For decades, fostering strong relations with sub-Saharan Africa has been a pillar of France’s foreign policy. Paris has been keen on forging close relations with the countries of this region, arguably making France the most important foreign player south of the Sahara.
France and Turkey Vie for Influence in Sub-Saharan Africa
France maintains a wide range of accords with most sub-Saharan countries in different fields from foreign aid and technical assistance to defense cooperation. This has all helped France to wield considerable power and influence over these countries in the political, economic, social and cultural fields.
This French influence, however, is being challenged by Turkey, an arch rival to Paris. In recent years, Ankara has been seeking to gain a foothold in the former French colonies in sub-Saharan Africa.
An example of this was last month’s visit by Turkish Foreign Minister Mevlut Cavusoglu to Niger, where he signed a host of agreements on economic and defense cooperation. This visit came a few months after the two countries signed an agreement in January of this year to allow Turkey’s General Directorate of Mineral Research and Exploration (MTA) to conduct exploration and mining operations in Niger.
Although Niger is one of the world’s poorest countries with chronic hunger and malnutrition, the African country is rich in natural resources such as uranium. According to the British Geological Survey, Niger is the world’s fourth largest producer of uranium.

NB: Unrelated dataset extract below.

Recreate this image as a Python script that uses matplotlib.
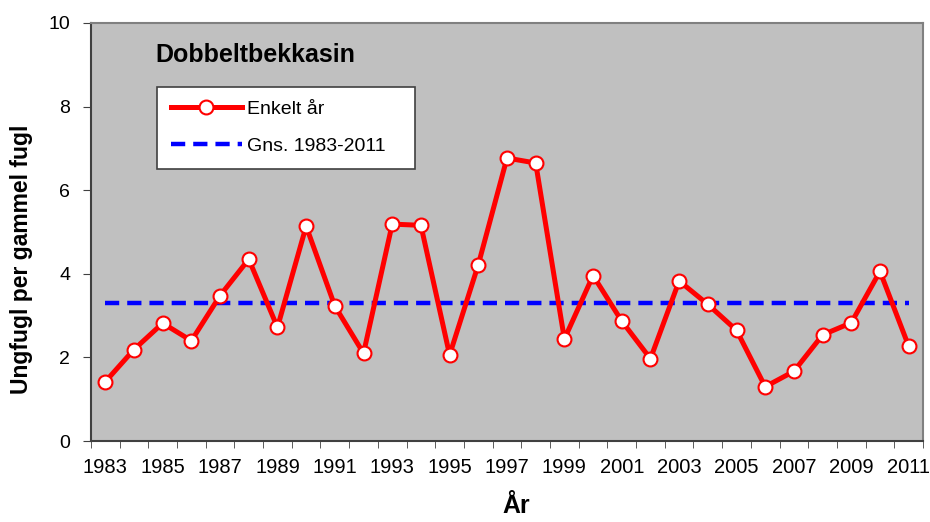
import matplotlib.pyplot as plt
import numpy as np

years = list(range(1983, 2012))
ratio = [1.42, 2.19, 2.82, 2.40, 3.48, 4.35, 2.72, 5.14, 3.23, 2.10,
         5.19, 5.16, 2.06, 4.22, 6.77, 6.65, 2.44, 3.96, 2.87, 1.97,
         3.83, 3.27, 2.65, 1.30, 1.67, 2.54, 2.83, 4.06, 2.27]
mean_val = 3.30
tick_labels = [str(y) if (y - 1983) % 2 == 0 else "" for y in years]

plt.rcParams['font.family'] = ['Liberation Sans', 'DejaVu Sans']

fig = plt.figure(figsize=(9.3, 5.22), dpi=100)
ax = fig.add_axes([0.0978, 0.155, 0.8947, 0.801])
ax.set_facecolor('#c0c0c0')

x = np.arange(len(years))
ax.plot(x, [mean_val] * len(years), color='#0000ff', lw=3.2,
        dashes=(3.2, 1.8), label='Gns. 1983-2011', zorder=2)
ax.plot(x, ratio, color='#ff0000', lw=3.6, marker='o', markersize=10,
        markerfacecolor='white', markeredgecolor='#ff0000', markeredgewidth=1.5,
        label='Enkelt år', zorder=3)

ax.set_xlim(-0.5, len(years) - 0.5)
ax.set_ylim(0, 10)
ax.set_yticks(range(0, 11, 2))
ax.tick_params(axis='y', labelsize=14, length=6, color='#404040', pad=9)

ax.set_xticks(x)
ax.set_xticklabels(tick_labels, fontsize=14.5)
ax.set_xticks(np.arange(-0.5, len(years)), minor=True)
ax.tick_params(axis='x', which='major', length=0, pad=12)
ax.tick_params(axis='x', which='minor', length=5, color='#404040')

for side in ['left', 'bottom']:
    ax.spines[side].set_color('#404040')
    ax.spines[side].set_linewidth(1.5)
for side in ['top', 'right']:
    ax.spines[side].set_color('#808080')
    ax.spines[side].set_linewidth(1.5)

ax.set_ylabel('Ungfugl per gammel fugl', fontsize=16.5, fontweight='bold')
ax.yaxis.set_label_coords(-0.07, 0.435)
ax.set_xlabel('År', fontsize=18, fontweight='bold')
ax.xaxis.set_label_coords(0.511, -0.127)

ax.text(0.077, 0.923, 'Dobbeltbekkasin', transform=ax.transAxes, fontsize=18,
        fontweight='bold', va='center', ha='left')

handles, labels = ax.get_legend_handles_labels()
leg = ax.legend(handles[::-1], labels[::-1], loc='upper left',
                bbox_to_anchor=(0.0793, 0.5, 0.310, 0.347), mode='expand',
                borderaxespad=0, fontsize=14, frameon=True,
                fancybox=False, edgecolor='#404040', framealpha=1,
                handlelength=3.65, labelspacing=1.0, borderpad=0.7,
                handletextpad=0.3)
leg.get_frame().set_linewidth(1.2)

fig.savefig('out.png', dpi=100)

Of note, two-thirds of electricity generated by France come from nuclear power. One-third of the uranium used in this power production was mined in Niger by the French company Areva.
Niger is also a next-door neighbor to Libya, where Turkey and France support opposing rivals. While Turkey backs the UN-recognized, Tripoli-based Government of National Accord, France, along with Egypt, the United Arab Emirates and Russia, supports eastern strongman Khalifa Haftar, the commander of the Libyan National Army (LNA). The Turkish military assistance has helped repel a year-long assault by Haftar on Tripoli and forced him to retreat to the central city of Sirte.
Erdogan’s African Tour
In the same month of January, Turkish President Recep Tayyip Erdogan made a three-state African tour that took him to Algeria, Senegal and Gambia – all three were former French colonies.
Ankara sees Algeria as an important gate for its connectivity with the rest of Africa. The country is the largest in Africa, covering an area of 2,381,741 square kilometers, and possesses a sizable amount of natural gas and petroleum deposits, making it the fourth-biggest economy in the region.
Algeria is Turkey’s fourth natural gas supplier after Russia, Iran and Azerbaijan. It also offers attractive investment opportunities for Turkish companies. Turkey is one of the top foreign investors in Algeria, with investments worth $3.5 billion.
“Algeria is one of Turkey’s most important gateways to the Maghreb and Africa,” Erdogan said during his visit to Algeria. The country was an Ottoman vassal state from 1519 to 1830, when the French invaded and colonized the country. The Turkish president also visited Gambia, a former French colony which is home to one of France’s four military bases in Africa. He also visited Senegal, one of the rising economies in West Africa with an annual growth of more than 6% since 2016. Turkey has also gained a strong political and economic clout in Tunisia, a next-door neighbor to Libya and a former French colony, where the Islamist Ennahda party, which is backed by Turkey, maintains a majority in parliament.
The French Response
These Turkish efforts to have a foothold in the former French colonies leave Paris with the possibility of pushing back against Ankara in sub-Saharan Africa.
According to Turkish analyst Michael Tanchum, a senior fellow at the Austrian Institute for European and Security Studies (AIES), France maintains a double ring of hard power around Algeria and Libya – an inner ring of operational facilities in Mauritania, Mali, Burkina Faso, Niger and Chad, supported by an outer ring of permanent bases in Senegal, Ivory Coast and Gabon.
In July, unidentified warplanes carried out an airstrike on Turkish air defense systems at al-Watiya airbase in Libya. Although no side has claimed responsibility for the attack, speculations were rife that the planes took off from one of the French military bases in Africa.
Both Paris and Ankara are also engaged in a bitter standoff in the eastern Mediterranean over oil exploration rights in the area, raising fears that this rivalry could escalate into a military confrontation between the two NATO allies.